Die europäische Austeritätspolitik hat zu einem dramatischen Schwund der Inlandsnachfrage geführt. Die durch die deutsche Politik der Lohnmoderation verursachte Divergenz der Lohnstückkosten hat die Situation so verschlimmert, dass der Rest der Eurozone v.a. an der Peripherie gezwungen wurde, um den Verlust an Wettbewerbsfähigkeit durch Lohnsenkungen und Sozialabbau wieder auszugleichen.



Lohnstückkosten in der Eurozone, Graph: Prof. Heiner Flassbeck in: flassbeck-economics, März 2015

Die entscheidende Frage ist, wie lange die Demokratie funktionieren kann, wenn eine Regierung nach der anderen die Fähigkeit einbüsst, die Wirtschaft zu stimulieren und die Arbeitslosigkeit zu bekämpfen?

Die Autoren nehmen vor diesem Hintergrund kein Blatt vor den Mund, zu unterstreichen, dass die von Deutschland verordnete Politik den Geist des „vereinten Europas“ zerstört und in mehreren Ländern zu heftigen sozialen und  politischen Spannungen geführt hat. Und die unbeschönigten und direkten Aussagen machen die Qualität dieses Buches aus.

Damit keine grosse Unterschiede bei der Inflation entstehen, die zu Wettbewerbsdiskrepanzen bei den Mitgliedsländern führen, muss der Lohnzuwachs dem Produktivitätswachstum plus dem Inflationsziel der EZB entsprechen. Denn die Lohnstückkosten sind der entscheidende Faktor für die allgemeinen Preisbewegungen.

Die Europäische Wirtschafts- und Währungsunion steuert auf ein Desaster zu. Im Kern des Scheiterns der EWU liegt Deutschlands Wirtschaftsmodell, lautet die Klage der Autoren. Dazu kommt, dass andere europäische Länder unfähig waren, das deutsche Modell offen infrage zu stellen.

Tatsächlich  hat der schrankenlose Neoliberalismus in Europa alles andere als Wohlstand gebracht.
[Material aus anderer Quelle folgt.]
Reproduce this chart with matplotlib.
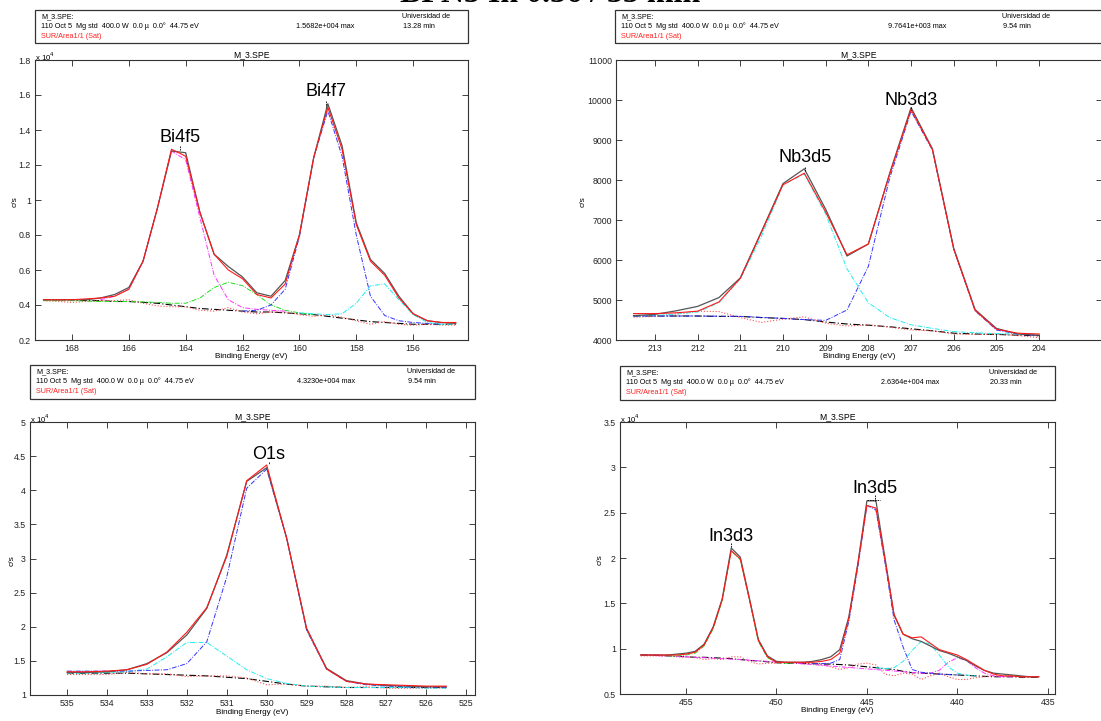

Soziale Verwerfungen gehen eindeutig auf die neoklassische Kappe der EU-Behörden zurück.

Flassbeck und Lapavitsas legen einen Austritt aus der Währungsunion als realistische und progressive Option, zu den nationalen Währungen zurückzukehren, die Demokratie zu verteidigen und die nationale Souveränität zu schützen, nahe. Das alte Europäische Währungssystem wiederzubeleben, wäre technisch nicht problematisch.

Die „unmögliche Triade“ lässt sich nämlich nicht umgehen: das Problem der Umschuldung, das allgemeinere Problem der Aufhebung  der Sparpolitik und die Konditionalität der Rettungspakete. Die Autoren fassen einen „geordneten Austritt“ einer Gruppe von Ländern ins Auge, um den Neoliberalismus als politischen Rahmen aufzugeben, wo die Finanzialisierung aller Lebensbereiche hemmungslos vorangetrieben wurde.

Ein weiterer Schuldenschnitt bleibt erforderlich. Nur indem man Griechenland die Schuldenfesseln abnimmt, kann das Land zu Wachstum und einem würdigen Lebensstandard zurückfinden. Dieses Buch ist als Referenz für einen vernüftigen wirtschaftspolitischen Weg im Sog der europäischen Krise mit einem starken makroökonomischen Unterbau unerlässlich.